Alternative Press #88
Dandys Rule O.K.
by Dave Thompson
November 1995


The Dandy Warhols...great name, but haven't we heard it somewhere before?

Justine Frischmann had a baby and they called it Roger McGuinn, and I know I'm not the only person who wondered what would happen if Elastica started covering Byrds songs.

Opening with a mock-concert intro, then crashing into the Warhols' own vision of a TV theme song (called, of course, "The Dandy Warhols TV Theme Song," Banana Splits meets....Elastica again), the Warhols' debut album has a frenetic, scatty edge to it, bouncing off it's own internal walls, savage surf with a "come home and meet my parents" shininess.

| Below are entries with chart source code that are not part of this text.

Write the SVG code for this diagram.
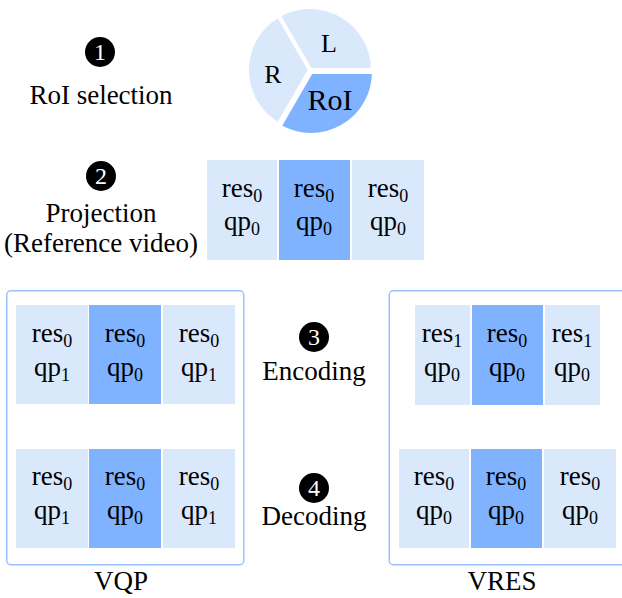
<svg xmlns="http://www.w3.org/2000/svg" width="622" height="598" viewBox="0 0 622 598">
<style>
.lt{fill:#dae8fc}
.dk{fill:#80b3ff}
.box{fill:none;stroke:#99c2ff;stroke-width:1.5}
.wedge{stroke:#fff;stroke-width:4}
</style>
<rect width="622" height="598" fill="#fff"/>
<g font-family="Liberation Serif, serif" font-size="27" text-anchor="middle" fill="#000">
<!-- Step 1 -->
<g id="step1">
<circle cx="100" cy="52" r="15" fill="#000"/>
<text x="100" y="60" font-size="24" fill="#fff">1</text>
<text x="101" y="104">RoI selection</text>
</g>
<g id="pie">
<path class="wedge lt" d="M310,70 L278.5,15.4 A63,63 0 0,1 373,70 Z"/>
<path class="wedge dk" d="M311,72 L374,72 A63,63 0 0,1 279.5,126.6 Z"/>
<path class="wedge lt" d="M310,70 L278.5,124.6 A63,63 0 0,1 278.5,15.4 Z"/>
<text x="329" y="52" font-size="26">L</text>
<text x="273" y="83" font-size="26">R</text>
<text x="330" y="110" font-size="30">RoI</text>
</g>

<!-- Step 2 -->
<g id="step2">
<circle cx="101" cy="176" r="15" fill="#000"/>
<text x="101" y="184" font-size="24" fill="#fff">2</text>
<text x="101" y="222">Projection</text>
<text x="101" y="252">(Reference video)</text>
</g>
<g id="projection">
<rect class="lt" x="207" y="160" width="70" height="100"/>
<rect class="dk" x="279" y="160" width="71" height="100"/>
<rect class="lt" x="352" y="160" width="72" height="100"/>
<text x="242" y="197">res<tspan font-size="18" dy="5">0</tspan></text>
<text x="242" y="230">qp<tspan font-size="18" dy="5">0</tspan></text>
<text x="314" y="197">res<tspan font-size="18" dy="5">0</tspan></text>
<text x="314" y="230">qp<tspan font-size="18" dy="5">0</tspan></text>
<text x="388" y="197">res<tspan font-size="18" dy="5">0</tspan></text>
<text x="388" y="230">qp<tspan font-size="18" dy="5">0</tspan></text>
</g>

<!-- Steps 3/4 labels -->
<g id="step3">
<circle cx="314" cy="337" r="15" fill="#000"/>
<text x="314" y="345" font-size="24" fill="#fff">3</text>
<text x="314" y="380">Encoding</text>
</g>
<g id="step4">
<circle cx="314" cy="488" r="15" fill="#000"/>
<text x="314" y="496" font-size="24" fill="#fff">4</text>
<text x="314" y="525">Decoding</text>
</g>

<!-- VQP -->
<g id="vqp">
<rect class="box" x="6.75" y="290.75" width="237" height="274" rx="4"/>
<rect class="lt" x="16" y="305" width="72" height="99"/>
<rect class="dk" x="89" y="305" width="72" height="99"/>
<rect class="lt" x="163" y="305" width="72" height="99"/>
<text x="52" y="342">res<tspan font-size="18" dy="5">0</tspan></text>
<text x="52" y="376">qp<tspan font-size="18" dy="5">1</tspan></text>
<text x="125" y="342">res<tspan font-size="18" dy="5">0</tspan></text>
<text x="125" y="376">qp<tspan font-size="18" dy="5">0</tspan></text>
<text x="199" y="342">res<tspan font-size="18" dy="5">0</tspan></text>
<text x="199" y="376">qp<tspan font-size="18" dy="5">1</tspan></text>
<rect class="lt" x="16" y="449" width="72" height="99"/>
<rect class="dk" x="89" y="449" width="72" height="99"/>
<rect class="lt" x="163" y="449" width="72" height="99"/>
<text x="52" y="485">res<tspan font-size="18" dy="5">0</tspan></text>
<text x="52" y="519">qp<tspan font-size="18" dy="5">1</tspan></text>
<text x="125" y="485">res<tspan font-size="18" dy="5">0</tspan></text>
<text x="125" y="519">qp<tspan font-size="18" dy="5">0</tspan></text>
<text x="199" y="485">res<tspan font-size="18" dy="5">0</tspan></text>
<text x="199" y="519">qp<tspan font-size="18" dy="5">1</tspan></text>
<text x="121" y="590">VQP</text>
</g>

<!-- VRES -->
<g id="vres">
<rect class="box" x="389.25" y="290.75" width="240" height="274" rx="4"/>
<rect class="lt" x="415" y="305" width="55" height="100"/>
<rect class="dk" x="472" y="305" width="71" height="100"/>
<rect class="lt" x="545" y="305" width="55" height="100"/>
<text x="442" y="342">res<tspan font-size="18" dy="5">1</tspan></text>
<text x="442" y="376">qp<tspan font-size="18" dy="5">0</tspan></text>
<text x="507" y="342">res<tspan font-size="18" dy="5">0</tspan></text>
<text x="507" y="376">qp<tspan font-size="18" dy="5">0</tspan></text>
<text x="572" y="342">res<tspan font-size="18" dy="5">1</tspan></text>
<text x="572" y="376">qp<tspan font-size="18" dy="5">0</tspan></text>
<rect class="lt" x="399" y="449" width="70" height="99"/>
<rect class="dk" x="471" y="449" width="71" height="99"/>
<rect class="lt" x="544" y="449" width="72" height="99"/>
<text x="434" y="485">res<tspan font-size="18" dy="5">0</tspan></text>
<text x="434" y="519">qp<tspan font-size="18" dy="5">0</tspan></text>
<text x="506" y="485">res<tspan font-size="18" dy="5">0</tspan></text>
<text x="506" y="519">qp<tspan font-size="18" dy="5">0</tspan></text>
<text x="580" y="485">res<tspan font-size="18" dy="5">0</tspan></text>
<text x="580" y="519">qp<tspan font-size="18" dy="5">0</tspan></text>
<text x="502" y="590">VRES</text>
</g>
</g>
<g id="connectors"/>
</svg>
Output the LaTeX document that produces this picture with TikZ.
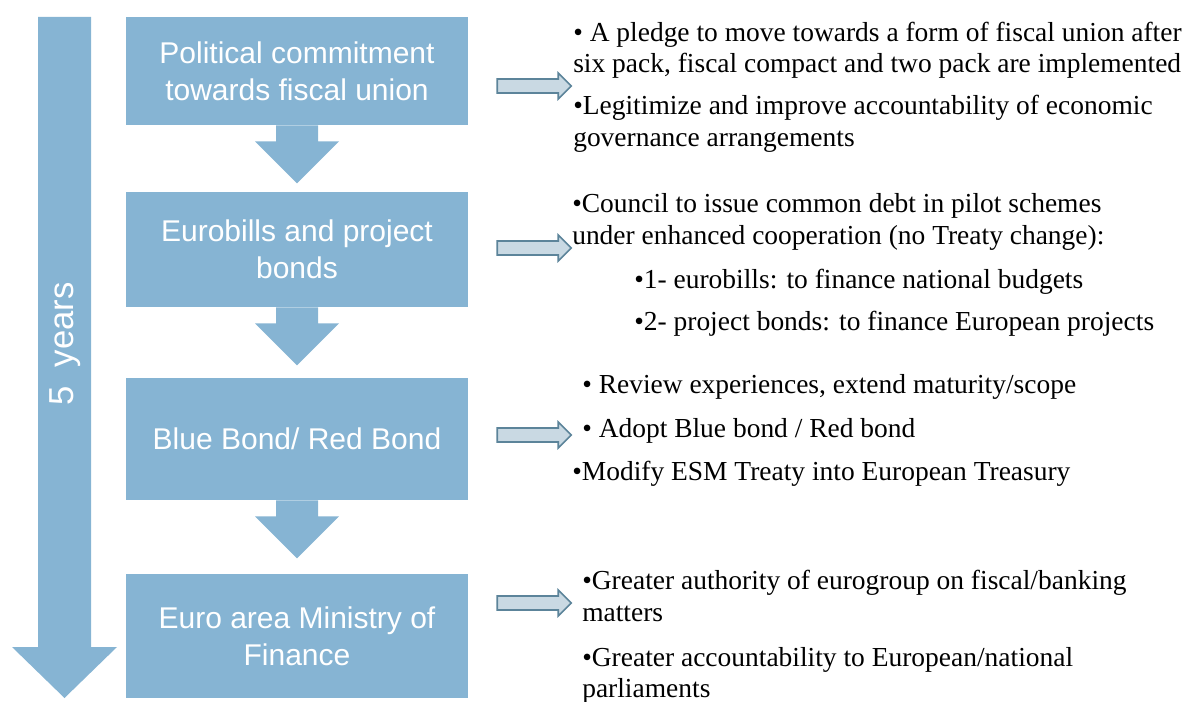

Then you hit the last three tracks, the suite: "It's A Fast Driving Rave Up With The Dandy Warhols' Sixteen Minutes," through which flutters the entire history of discordant pop 'n' roll, from the stooges' motorbike guitars to the Psychadelic Furs' vacuum-cleaned droning, and suddenly all that's gone before falls away.

"Sister Ray" on a akateboard, with Hawkwind doing lights (And a bonus raga drone on the end), a throbbing mix conceals a welter of activity, guitar leads which wander (and wonder why they do it), layered vocals which smack a tad of the Mary Chain, and though you know the whole thing is utterly pointless, you also know that the Dandy Warhols have nailed the secret of full-frontal sonic pop wallpaper, and there's a vivacious bounce to the whole thing which is absolutely irresistible. I bet is sounds great on acid.